The parietal lobe controls sensations. The installation depicts this using silk clay.
The occipital lobe is a blank slate, but to shatter the stereotypical idea that this lobe is rendered useless in visually impaired individuals, the installation depicted how different lobes can adjust to grow through it.
In the installation audiences were invited to run their hands over the lobes of the brain, and encouraged to try doing this with their eyes closed.
Branching & Patterning
The Heat of our Actions
This project aimed to emphasise the physiological results of touch and the psychological effects of body heat. They took photographs of hands interacting, because we’re in a society where physical interactions aren’t so common. This neglect in physical interaction leads to underdevelopment in the brain.
The group represented the emotions of: happiness, love, anger and sadness in 3 different mediums; natural, thermal mapping and emotional materials. The different hand holding illustrates different emotional interactions.
Q&A
Central to the Exhibition was a Q&A. One member of each group joined a panel to answer questions from the team and the audience. This Q&A was an opportunity for DNA CREATE participants to speak publicly, share their experience and reflect on the experience of the week and the new approaches, perspectives and possibilities offered to them.
“I think being able to see real lab work, how it actually is here, and how sometimes the most obvious path isn’t always the most effective, was one of the most interesting things I’ve ever gotten to do in my life. Being able to see how scientists can take something that is a problem and turn it into a solution for something. that nothing short of almost like a miracle. It was incredible for me to spend time with researchers and people involved who are so far down the path that I want to take, and being able to see almost myself in 15 years.”
“I feel like one really like special thing about all the students here is that we all take such a range of subjects and we all bring different skillsets to the table. There’s someone here, who centred a piece around, making music, and played piano, and someone else that wrote an entire poem, which was really beautiful. I just feel like being able to work with people who have such a wide variety of skills is always really important and it gives you a really fresh perspective on how to interpret something, especially something as vast as neuroscience.”
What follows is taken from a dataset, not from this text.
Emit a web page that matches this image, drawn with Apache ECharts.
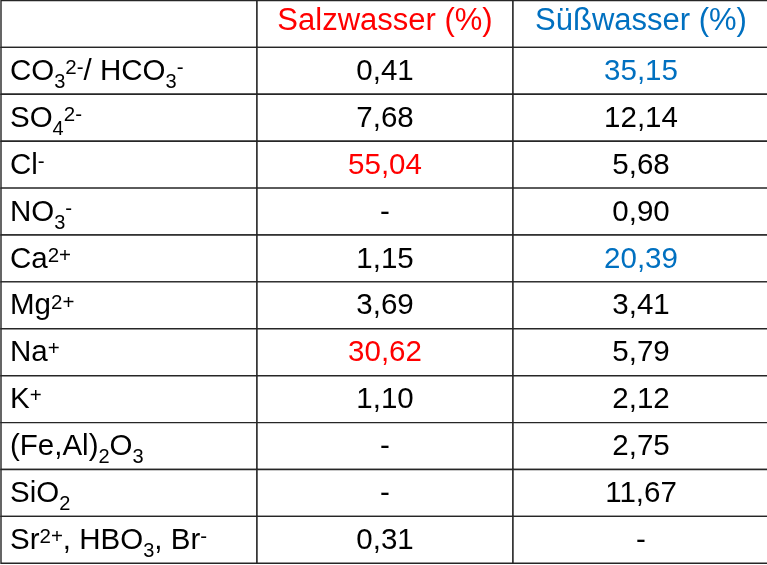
<!DOCTYPE html>
<html>
<head>
<meta charset="utf-8">
<script src="https://cdn.jsdelivr.net/npm/echarts@6/dist/echarts.min.js"></script>
<style>
html, body { margin: 0; padding: 0; background: #fff; overflow: hidden; }
#main { width: 771px; height: 565px; }
</style>
</head>
<body>
<div id="main"></div>
<script>
// table content
var headers = ['', 'Salzwasser (%)', 'Süßwasser (%)'];
var ions = [
    '{m|CO}{sub|3}{sup|2-}{m|/ HCO}{sub|3}{sup|-}',
    '{m|SO}{sub|4}{sup|2-}',
    '{m|Cl}{sup|-}',
    '{m|NO}{sub|3}{sup|-}',
    '{m|Ca}{sup|2+}',
    '{m|Mg}{sup|2+}',
    '{m|Na}{sup|+}',
    '{m|K}{sup|+}',
    '{m|(Fe,Al)}{sub|2}{m|O}{sub|3}',
    '{m|SiO}{sub|2}',
    '{m|Sr}{sup|2+}{m|, HBO}{sub|3}{m|, Br}{sup|-}'
];
var salzwasser = [0.41, 7.68, 55.04, null, 1.15, 3.69, 30.62, 1.10, null, null, 0.31];
var suesswasser = [35.15, 12.14, 5.68, 0.90, 20.39, 3.41, 5.79, 2.12, 2.75, 11.67, null];
var salzMarked = [2, 6];   // rows printed in red
var suessMarked = [0, 4];  // rows printed in blue

var RED = '#ff0000';
var BLUE = '#0070c0';
var FONT = '"Liberation Sans", Arial, sans-serif';

var rowNames = ['head'].concat(ions.map(function (d, i) { return 'r' + i; }));

function fmt(v) {
    return v == null ? '-' : v.toFixed(2).replace('.', ',');
}

var cells = [];
for (var r = 0; r < rowNames.length; r++) {
    for (var c = 0; c < headers.length; c++) {
        cells.push([c, r]);
    }
}

var chart = echarts.init(document.getElementById('main'));

chart.setOption({
    animation: false,
    backgroundColor: '#fff',
    // the last column runs a little past the right edge of the picture
    grid: {
        left: 1,
        right: 2,
        top: 0.5,
        bottom: 1.7
    },
    xAxis: {
        type: 'category',
        data: [0, 1, 2],
        show: false
    },
    yAxis: {
        type: 'category',
        data: rowNames,
        inverse: true,
        show: false
    },
    series: [{
        type: 'custom',
        data: cells,
        renderItem: function (params, api) {
            var col = api.value(0), row = api.value(1);
            var p = api.coord([col, row]);
            var s = api.size([1, 1]);
            var w = s[0], h = s[1];
            var x0 = p[0] - w / 2, y0 = p[1] - h / 2;

            var text = '', color = '#000', rich = null, size = 29.5;
            var ty = p[1] + 1;
            if (row === 0) {
                text = headers[col];
                color = col === 1 ? RED : BLUE;
                size = 31;
                ty = p[1] - 2;
            } else if (col === 0) {
                text = ions[row - 1];
                rich = {
                    m: { fontSize: 29.5, fontFamily: FONT, fill: '#000', lineHeight: 41, height: 41, verticalAlign: 'middle' },
                    sub: { fontSize: 20, fontFamily: FONT, fill: '#000', lineHeight: 20, height: 20, verticalAlign: 'bottom' },
                    sup: { fontSize: 20.5, fontFamily: FONT, fill: '#000', lineHeight: 34, height: 34, verticalAlign: 'top' }
                };
            } else if (col === 1) {
                text = fmt(salzwasser[row - 1]);
                if (salzMarked.indexOf(row - 1) >= 0) color = RED;
            } else {
                text = fmt(suesswasser[row - 1]);
                if (suessMarked.indexOf(row - 1) >= 0) color = BLUE;
            }

            var style = {
                text: text,
                x: col === 0 ? x0 + 9 : p[0],
                y: ty,
                fill: color,
                fontSize: size,
                fontFamily: FONT,
                align: col === 0 ? 'left' : 'center',
                verticalAlign: 'middle'
            };
            if (rich) style.rich = rich;

            return {
                type: 'group',
                children: [{
                    type: 'rect',
                    shape: { x: x0, y: y0, width: w, height: h },
                    style: { fill: '#fff', stroke: '#262626', lineWidth: 1.4 }
                }, {
                    type: 'text',
                    style: style
                }]
            };
        }
    }]
});
</script>
</body>
</html>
“So when I first came to DNA CREATE no one here is from my school and I feel like there’s a few people who go to the same school and they have friends already. I think socialising and communicating with a whole new lot of people in such a short amount of time was difficult. But, luckily my team, they’re all lovely and I’ve met some amazing friends here and I’m going to take that away. And I think another big challenge that I faced was, our original plan had to be changed due to Mel’s feedback and I’m so glad we’ve got Mel actually, because I think your directions took our project to something completely different and completely amazing and I completely agree with you now. So that redirection, we had to replan, rethink our materials in the span of two hours and complete the whole project in a really short amount of time. And yeah definitely, I think at the end of the day it’s the friendships, the people I’ve met, I’ll just take it away and it’s really amazing.”
“We all took different A-levels, different backgrounds. There were so many streams, so many different perspectives and skills used which is very helpful. I think most people didn’t know each other even though some people were from the same school, but I think it’s almost like you were thrown in the deep end. You got to work with mostly people that you didn’t know, on a project that you’d never really done before and I think that’s like a really important kind of skill to learn in life.”
Reflection & Evaluation
Before leaving, we invited audiences to reflect - to consider their experience of the exhibition, and the ideas explored in each of the projects:
What were they surprised by?
What were they leaving with?
What questions did they have?
The exhibition ended with a celebration of each of the participants and the work they had created over the DNA CREATE week together.